Linguaggio universale e voce di Istituzioni e comunità, la musica può tornare a essere un efficace strumento di “comunicazione pubblica”. Purché rafforzi la sua vocazione interculturale facendosi mezzo di comprensione reciproca tra i popoli

Qualche tempo fa, durante la prima edizione di ICS Europe, parlando della grande complessità che spesso si cela dietro all’impressione di semplicità nell’arte, la scrittrice bestseller cinese Jung Chang citava come esempio Mozart e la sua musica: “la più difficile da suonare, proprio perché così sublimemente semplice”.

La riflessione porta dritto al cuore della funzione comunicativa della musica, uno dei mezzi di espressione più immediati e potenti. E questo grazie a una caratteristica ben precisa: quella di essere un linguaggio “senza significato”, fatto solo di ritmi, timbriche e intensità, a cui ciascuno può associare i sentimenti e le visioni più personali.

Questa estrema idiosincrasia però non ha impedito che intorno alla musica si raccogliessero significati collettivi: immagini ricorrenti, idee condivise, fino a vere e proprie “narrazioni sociali” – basti pensare soltanto agli inni e al loro indubbio valore politico-simbolico.

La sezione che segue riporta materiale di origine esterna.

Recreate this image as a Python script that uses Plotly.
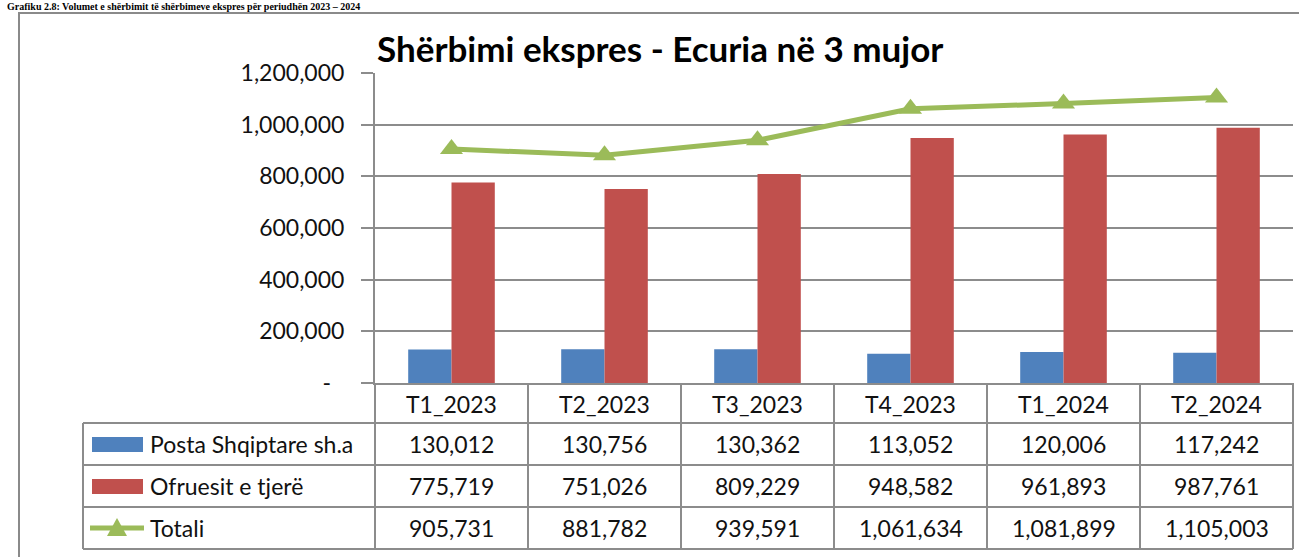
import plotly.graph_objects as go

# ---- data ----
categories = ["T1_2023", "T2_2023", "T3_2023", "T4_2023", "T1_2024", "T2_2024"]
series_names = ["Posta Shqiptare sh.a", "Ofruesit e tjerë", "Totali"]
posta = [130012, 130756, 130362, 113052, 120006, 117242]
ofruesit = [775719, 751026, 809229, 948582, 961893, 987761]
totali = [905731, 881782, 939591, 1061634, 1081899, 1105003]
ytick_vals = [0, 200000, 400000, 600000, 800000, 1000000, 1200000]
ytick_text = ["-<span style='color:rgba(0,0,0,0)'>0</span>", "200,000", "400,000", "600,000", "800,000",
              "1,000,000", "1,200,000"]
title_text = "Shërbimi ekspres - Ecuria në 3 mujor"
caption_text = "Grafiku 2.8: Volumet e shërbimit të shërbimeve ekspres për periudhën 2023 – 2024"

BLUE = "#4F81BD"
RED = "#C0504D"
GREEN = "#9BBB59"
GRID = "#8c8c8c"
FONT = "Lato"

W, H = 1299, 557
ML, MR, MT, MB = 375, 6, 73, 174
PW = W - ML - MR
PH = H - MT - MB


def px(x):
    return (x - ML) / PW


def py(y):
    return (H - MB - y) / PH


fig = go.Figure()
fig.add_trace(go.Bar(x=categories, y=posta, name=series_names[0], marker=dict(color=BLUE, line=dict(width=0)), hoverinfo="skip"))
fig.add_trace(go.Bar(x=categories, y=ofruesit, name=series_names[1], marker=dict(color=RED, line=dict(width=0)), hoverinfo="skip"))
fig.add_trace(go.Scatter(x=categories, y=totali, name=series_names[2], mode="lines+markers",
                         line=dict(color=GREEN, width=5),
                         marker=dict(symbol="triangle-up", size=20, color=GREEN), hoverinfo="skip"))

shapes = []
annotations = []

# outer frame
shapes.append(dict(type="rect", xref="paper", yref="paper", x0=px(19), x1=px(1330), y0=py(13), y1=py(620),
                   line=dict(color="#8a8a8a", width=2), fillcolor="rgba(0,0,0,0)", layer="below"))

# table lines
row_lines = [423, 465, 507, 549]
for yy in row_lines:
    shapes.append(dict(type="line", xref="paper", yref="paper", x0=px(83), x1=1, y0=py(yy), y1=py(yy),
                       line=dict(color=GRID, width=2)))
shapes.append(dict(type="line", xref="paper", yref="paper", x0=0, x1=0, y0=0, y1=py(549), line=dict(color=GRID, width=2)))
shapes.append(dict(type="line", xref="paper", yref="paper", x0=1, x1=1, y0=0, y1=py(549), line=dict(color=GRID, width=2)))
shapes.append(dict(type="line", xref="paper", yref="paper", x0=px(83), x1=px(83), y0=py(423), y1=py(549), line=dict(color=GRID, width=2)))
for i in range(len(categories) - 1):
    shapes.append(dict(type="line", xref="x", yref="paper", x0=i + 0.5, x1=i + 0.5, y0=0, y1=py(549),
                       line=dict(color=GRID, width=2)))

# table header & values
tfont = dict(family=FONT, size=23, color="#111111")
row_centers = [444, 486, 528]
for i, c in enumerate(categories):
    annotations.append(dict(x=c, xref="x", y=py(404), yref="paper", text=c, showarrow=False, font=tfont,
                            xanchor="center", yanchor="middle"))
    for vals, yc in zip([posta, ofruesit, totali], row_centers):
        annotations.append(dict(x=c, xref="x", y=py(yc), yref="paper", text=f"{vals[i]:,}", showarrow=False,
                                font=tfont, xanchor="center", yanchor="middle"))

# legend keys in table
for name, yc in zip(series_names, row_centers):
    annotations.append(dict(x=px(148), xref="paper", y=py(yc), yref="paper", text=name, showarrow=False,
                            font=tfont, xanchor="left", yanchor="middle"))
shapes.append(dict(type="rect", xref="paper", yref="paper", x0=px(92), x1=px(143), y0=py(437), y1=py(452),
                   fillcolor=BLUE, line=dict(width=0)))
shapes.append(dict(type="rect", xref="paper", yref="paper", x0=px(92), x1=px(143), y0=py(479), y1=py(494),
                   fillcolor=RED, line=dict(width=0)))
shapes.append(dict(type="line", xref="paper", yref="paper", x0=px(90), x1=px(144), y0=py(528), y1=py(528),
                   line=dict(color=GREEN, width=5)))
shapes.append(dict(type="path", xref="paper", yref="paper",
                   path=f"M {px(107)},{py(536)} L {px(127)},{py(536)} L {px(117)},{py(518)} Z",
                   fillcolor=GREEN, line=dict(width=0)))

# title
annotations.append(dict(x=px(660), xref="paper", y=py(48), yref="paper", text=f"<b>{title_text}</b>",
                        showarrow=False, font=dict(family=FONT, size=35, color="#000000"),
                        xanchor="center", yanchor="middle"))
# caption (small, in the top strip)
annotations.append(dict(x=px(6), xref="paper", y=py(0), yref="paper", text=f"<b>{caption_text}</b>",
                        showarrow=False, font=dict(family="Liberation Serif", size=10, color="#000000"),
                        xanchor="left", yanchor="top", borderpad=0))

fig.update_layout(
    width=W, height=H,
    margin=dict(l=ML, r=MR, t=MT, b=MB),
    paper_bgcolor="white", plot_bgcolor="white",
    barmode="group", bargap=0.434, bargroupgap=0,
    showlegend=False,
    shapes=shapes, annotations=annotations,
    font=dict(family=FONT, size=23, color="#111111"),
)
fig.update_xaxes(type="category", range=[-0.5, 5.5], showticklabels=False, ticks="",
                 showline=True, linecolor=GRID, linewidth=2, showgrid=False, zeroline=False)
fig.update_yaxes(range=[0, 1200000], tickvals=ytick_vals, ticktext=ytick_text,
                 showgrid=True, gridcolor=GRID, gridwidth=2, zeroline=False,
                 showline=True, linecolor=GRID, linewidth=2,
                 ticks="outside", ticklen=12, tickcolor=GRID, tickwidth=2, ticklabelstandoff=12,
                 tickfont=dict(family=FONT, size=23, color="#111111"))

fig.write_html("out.html")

Una funzione “civile” che oggi, in un mondo sempre più interconnesso, può essere rinnovata e rilanciata, rafforzando la vocazione universale della musica e facendone un mezzo di comunicazione transculturale. A vantaggio dei cittadini, certo, ma anche delle istituzioni alla ricerca di nuove forme di rappresentatività e nuovi modi, più autentici ed efficaci, di parlare al cittadino globale.